LAUSR

Abstract A theoretical study is presented for the axially symmetric thermophoresis of a spherical particle in a microtube filled with a gaseous medium. The uniformly applied temperature gradient is tangential to the tube wall, which is either prescribed with the linear temperature distribution or well insulated. The Knudsen number is small and the fluid motion is characterized by a continuum flow with temperature jump, thermal creep, and frictional slip at the solid surfaces. The general solution to the thermal and aerodynamic governing equations is presented in both spherical and cylindrical coordinates, and the boundary conditions at the particle surface are enforced by a collocation technique.

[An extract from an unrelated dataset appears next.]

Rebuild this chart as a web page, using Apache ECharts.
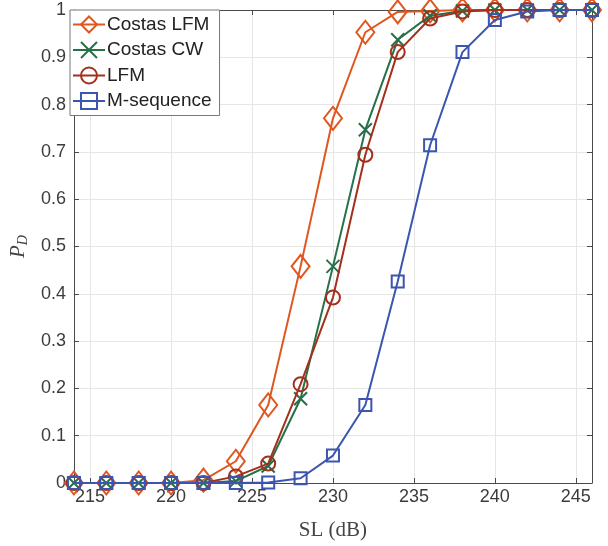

The collocation solutions for the particle's thermophoretic velocity, which are in good agreement with the asymptotic formula resulting from the method of reflections, are obtained for different particle, tube wall, and fluid characteristics. A tube wall prescribed with the far-field temperature distribution and an insulated tube wall influence the thermophoresis of the particle differently. The mobility of a particle confined by a tube wall without thermal creep is a decreasing function of the particle-to-tube radius ratio. When the thermal creep coefficients of the particle and of the tube wall are comparable, the thermoosmotic fluid flow caused by the wall strongly dominates the particle movement and can simply reverse its direction. In general, the influence of the confining tube on thermophoresis is significant.